Capturing without knowing how the data will be used
If the shot and edit needs aren’t clear, you can end up with data that doesn’t match pacing, framing, or character intent.
Underestimating clean-up time
Foot sliding, contact corrections, jitter, and proportion mismatches take time. Build it into the schedule.
Not planning for retargeting early
Retargeting is smoother when rigs are prepared, and pipeline expectations are clear up front.
How to know if motion capture is right for your project
Not every project needs mocap, and it’s not always the fastest route if you only need a handful of simple movements. A quick sense check against your goals, timeline, and animation resources will usually make the decision clear.

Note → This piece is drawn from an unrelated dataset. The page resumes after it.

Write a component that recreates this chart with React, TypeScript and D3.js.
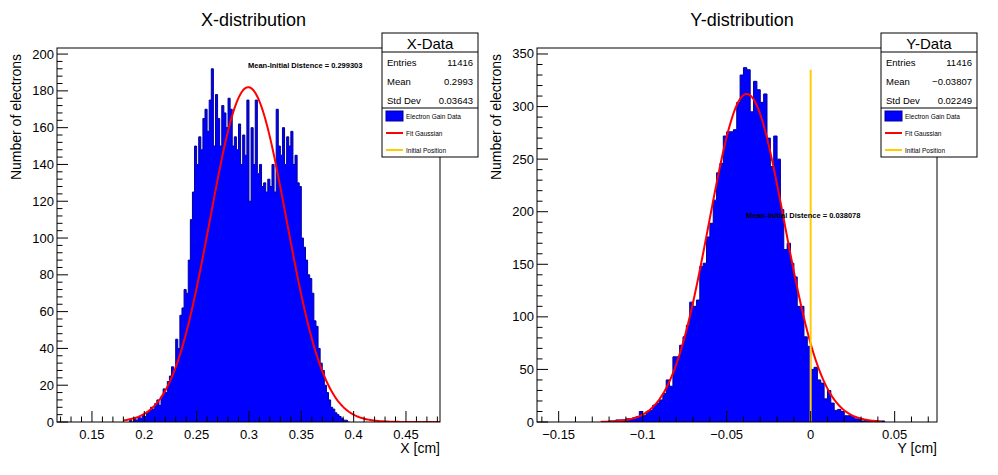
import React, { useEffect, useRef } from "react";
import * as d3 from "d3";

// X histogram: bins of 0.002 starting at 0.186
const xStart = 0.186;
const xBin = 0.002;
const xCounts = [
	1, 0, 2, 1, 3, 2, 4, 3, 5, 6, 8, 7, 10, 12, 9, 14, 18, 16, 22, 25,
	30, 28, 45, 40, 58, 62, 72, 70, 88, 110, 125, 150, 140, 155, 148,
	165, 170, 158, 175, 192, 150, 178, 165, 150, 172, 168, 160, 176, 170, 150,
	155, 148, 162, 140, 156, 145, 175, 120, 160, 140, 175, 135, 140, 128, 130,
	125, 132, 128, 140, 125, 170, 150, 145, 160, 140, 155, 150, 158, 140, 145,
	130, 128, 100, 95, 88, 80, 78, 70, 55, 52, 40, 32, 28, 20, 16,
	12, 8, 7, 5, 4, 3, 2, 1, 1, 0,
];

// Y histogram: bins of 0.002 starting at -0.120
const yStart = -0.12;
const yBin = 0.002;
const yCounts = [
	1, 1, 2, 2, 2, 3, 3, 4, 5, 10, 6, 10, 11, 16, 18, 21, 27, 40, 34, 62,
	62, 73, 81, 92, 114, 110, 116, 148, 151, 176, 189, 211, 237, 246, 272,
	276, 276, 278, 304, 330, 337, 335, 295, 324, 316, 304, 312, 270, 243, 272,
	250, 202, 164, 170, 151, 138, 110, 110, 81, 72, 50, 52, 40, 37, 22,
	30, 18, 11, 12, 10, 6, 6, 5, 3, 3, 1, 2, 1, 0, 1, 0, 1,
];

const xFit = { mean: 0.2993, sigma: 0.03643, amp: 182, from: 0.18, to: 0.4825 };
const yFit = { mean: -0.03807, sigma: 0.02249, amp: 312, from: -0.125, to: 0.042 };

const xStats = [["Entries", "11416"], ["Mean", "0.2993"], ["Std Dev", "0.03643"]];
const yStats = [["Entries", "11416"], ["Mean", "\u22120.03807"], ["Std Dev", "0.02249"]];
const legendItems = ["Electron Gain Data", "Fit Gaussian", "Initial Position"];

const FONT = "Liberation Sans, Arial, sans-serif";

type Panel = {
	title: string;
	xLabel: string;
	statTitle: string;
	stats: string[][];
	start: number;
	bin: number;
	counts: number[];
	fit: typeof xFit;
	xDomain: [number, number];
	yMax: number;
	yMajor: number;
	xTicks: number[];
	frameLeft: number;
	frameRight: number;
	note: string;
	noteX: number;
	noteY: number;
	initialPos: number;
	initialTop: number;
	boxLeft: number;
};

const panels: Panel[] = [
	{
		title: "X-distribution", xLabel: "X [cm]", statTitle: "X-Data", stats: xStats,
		start: xStart, bin: xBin, counts: xCounts, fit: xFit,
		xDomain: [0.1166, 0.4825], yMax: 203.3, yMajor: 20,
		xTicks: [0.15, 0.2, 0.25, 0.3, 0.35, 0.4, 0.45],
		frameLeft: 57, frameRight: 440,
		note: "Mean-Initial Distence = 0.299303", noteX: 248, noteY: 68,
		initialPos: 0, initialTop: 335, boxLeft: 382,
	},
	{
		title: "Y-distribution", xLabel: "Y [cm]", statTitle: "Y-Data", stats: yStats,
		start: yStart, bin: yBin, counts: yCounts, fit: yFit,
		xDomain: [-0.1629, 0.0752], yMax: 355.7, yMajor: 50,
		xTicks: [-0.15, -0.1, -0.05, 0, 0.05],
		frameLeft: 537, frameRight: 937,
		note: "Mean-Initial Distence = 0.038078", noteX: 746, noteY: 218,
		initialPos: 0, initialTop: 335, boxLeft: 881,
	},
];

const fmt = (v: number) => {
	if (Math.abs(v) < 1e-9) return "0";
	const s = String(+v.toFixed(3));
	return s.replace(/^-/, "\u2212");
};

const App: React.FC = () => {
	const ref = useRef<SVGSVGElement | null>(null);

	useEffect(() => {
		if (!ref.current) return;
		const svg = d3.select(ref.current);
		const top = 48;
		const bottom = 422;

		panels.forEach((p, pi) => {
			const g = svg.append("g");
			const x = d3.scaleLinear().domain(p.xDomain).range([p.frameLeft, p.frameRight]);
			const y = d3.scaleLinear().domain([0, p.yMax]).range([bottom, top]);
			const clipId = `clip${pi}`;
			svg.append("clipPath").attr("id", clipId).append("rect")
				.attr("x", p.frameLeft).attr("y", top)
				.attr("width", p.frameRight - p.frameLeft).attr("height", bottom - top);

			// histogram step path
			const pts: [number, number][] = [[x(p.start), y(0)]];
			p.counts.forEach((c, i) => {
				const x0 = p.start + i * p.bin;
				pts.push([x(x0), y(c)], [x(x0 + p.bin), y(c)]);
			});
			pts.push([x(p.start + p.counts.length * p.bin), y(0)]);
			g.append("path").attr("clip-path", `url(#${clipId})`)
				.attr("d", d3.line()(pts))
				.attr("fill", "#0000ff").attr("stroke", "#000099").attr("stroke-width", 1);

			// fitted gaussian
			const fx = d3.range(p.fit.from, p.fit.to, (p.fit.to - p.fit.from) / 300).concat([p.fit.to]);
			const gauss = (v: number) =>
				p.fit.amp * Math.exp(-0.5 * ((v - p.fit.mean) / p.fit.sigma) ** 2);
			g.append("path").attr("clip-path", `url(#${clipId})`)
				.attr("d", d3.line<number>().x((v) => x(v)).y((v) => y(gauss(v)))(fx))
				.attr("fill", "none").attr("stroke", "#ff0000").attr("stroke-width", 2);

			// initial position line
			if (p.initialPos >= p.xDomain[0]) {
				g.append("line")
					.attr("x1", x(p.initialPos)).attr("x2", x(p.initialPos))
					.attr("y1", y(0)).attr("y2", y(p.initialTop))
					.attr("stroke", "#ffcc00").attr("stroke-width", 2);
			}

			g.append("text").attr("x", p.noteX).attr("y", p.noteY)
				.attr("font-family", FONT).attr("font-size", 7.5).attr("font-weight", "bold")
				.text(p.note);

			// frame
			g.append("rect").attr("x", p.frameLeft).attr("y", top)
				.attr("width", p.frameRight - p.frameLeft).attr("height", bottom - top)
				.attr("fill", "none").attr("stroke", "#000");

			// x ticks
			const minorX = d3.range(Math.ceil(p.xDomain[0] / 0.01), Math.floor(p.xDomain[1] / 0.01) + 1)
				.map((k) => k * 0.01);
			minorX.forEach((v) => {
				const major = p.xTicks.some((t) => Math.abs(t - v) < 1e-6);
				g.append("line").attr("x1", x(v)).attr("x2", x(v))
					.attr("y1", bottom).attr("y2", bottom - (major ? 11 : 5.5)).attr("stroke", "#000");
			});
			p.xTicks.forEach((v) => {
				g.append("text").attr("x", x(v)).attr("y", bottom + 17)
					.attr("text-anchor", "middle").attr("font-family", FONT).attr("font-size", 13)
					.text(fmt(v));
			});

			// y ticks
			const minorStep = p.yMajor / 5;
			d3.range(0, p.yMax, minorStep).forEach((v, k) => {
				const major = k % 5 === 0;
				g.append("line").attr("x1", p.frameLeft).attr("x2", p.frameLeft + (major ? 11 : 5.5))
					.attr("y1", y(v)).attr("y2", y(v)).attr("stroke", "#000");
				if (major) {
					g.append("text").attr("x", p.frameLeft - 3).attr("y", y(v) + 4.5)
						.attr("text-anchor", "end").attr("font-family", FONT).attr("font-size", 13)
						.text(String(Math.round(v)));
				}
			});

			// labels
			g.append("text").attr("x", (p.frameLeft + p.frameRight) / 2 + 5).attr("y", 26)
				.attr("text-anchor", "middle").attr("font-family", FONT).attr("font-size", 18)
				.text(p.title);
			g.append("text").attr("x", p.frameRight).attr("y", 453)
				.attr("text-anchor", "end").attr("font-family", FONT).attr("font-size", 14)
				.text(p.xLabel);
			g.append("text")
				.attr("transform", `translate(${p.frameLeft - 36},${top + 6}) rotate(-90)`)
				.attr("text-anchor", "end").attr("font-family", FONT).attr("font-size", 14)
				.text("Number of electrons");

			// stats + legend box
			const bx = p.boxLeft;
			const bw = 96;
			const box = g.append("g");
			box.append("rect").attr("x", bx).attr("y", 33).attr("width", bw).attr("height", 124)
				.attr("fill", "#fff").attr("stroke", "#000");
			box.append("line").attr("x1", bx).attr("x2", bx + bw).attr("y1", 52).attr("y2", 52).attr("stroke", "#000");
			box.append("line").attr("x1", bx).attr("x2", bx + bw).attr("y1", 108).attr("y2", 108).attr("stroke", "#000");
			box.append("text").attr("x", bx + bw / 2).attr("y", 49).attr("text-anchor", "middle")
				.attr("font-family", FONT).attr("font-size", 15).text(p.statTitle);
			p.stats.forEach((s, i) => {
				const yy = 66 + i * 19;
				box.append("text").attr("x", bx + 5).attr("y", yy).attr("font-family", FONT)
					.attr("font-size", 9.5).text(s[0]);
				box.append("text").attr("x", bx + bw - 5).attr("y", yy).attr("text-anchor", "end")
					.attr("font-family", FONT).attr("font-size", 9.5).text(s[1]);
			});
			legendItems.forEach((name, i) => {
				const yy = 116 + i * 17;
				if (i === 0) {
					box.append("rect").attr("x", bx + 4).attr("y", yy - 5).attr("width", 17).attr("height", 10)
						.attr("fill", "#0000ff").attr("stroke", "#000099");
				} else {
					box.append("line").attr("x1", bx + 4).attr("x2", bx + 21).attr("y1", yy).attr("y2", yy)
						.attr("stroke", i === 1 ? "#ff0000" : "#ffcc00").attr("stroke-width", 2);
				}
				box.append("text").attr("x", bx + 24).attr("y", yy + 2.5).attr("font-family", FONT)
					.attr("font-size", 6.5).text(name);
			});
		});

		return () => {
			svg.selectAll("*").remove();
		};
	}, []);

	return (
		<svg ref={ref} width={998} height={475}
			style={{ position: "absolute", left: 0, top: 0, background: "#fff" }} />
	);
};

export default App;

Motion capture is usually worth it when:
- Believable movement matters
- You need performance options quickly
- The scene is complex to animate by hand
- You want to test timing and pacing early
- Iteration speed is important
It may not be the best fit when:
- Movement is extremely simple
- The style is intentionally unrealistic
- There isn’t time for integration and clean-up
- The project is better served by bespoke hand animation
A hybrid approach is common: capture the base performance, then enhance it with animation.
Motion capture works best when it’s treated as a pipeline decision rather than a last-minute add-on. With the right capture approach and enough time allowed for retargeting and clean-up, mocap can deliver believable performance quickly and help teams make stronger creative decisions earlier. The key is being specific about what you need to capture and what you want delivered, so the data you receive is usable straight away in your film, game, or real-time workflow.
Motion capture FAQs
- What is motion capture?
Motion capture records real-world movement from performers and converts it into animation data that can drive digital characters, props, or rigs. - What is the difference between motion capture and performance capture?
Motion capture usually refers to body movement. Performance capture often includes facial performance and sometimes hands and fingers, depending on the production. - Is motion capture only used in games?
No. Motion capture is widely used in film, TV, animation, and virtual production as well as games. - What do you receive after a motion capture session?
Deliverables can include raw data, solved skeleton animation, cleaned animation, and retargeted files applied to a character rig, depending on what you need. - Does motion capture remove the need for animators?
No. Mocap reduces keyframing, but clean-up, retargeting, and performance polish still require animation and technical work. - Can you capture multiple performers at once?
Yes. Multi-performer capture is common and helps preserve real timing and interaction between performers. - How does motion capture fit into virtual production?
Mocap can support previs and real-time character work inside virtual environments, helping teams make decisions on timing and camera earlier in the pipeline. - What affects the cost of a motion capture project?
Cost depends on the number of performers, capture duration, complexity of actions, prop tracking needs, clean-up requirements, and the format and turnaround of deliverables.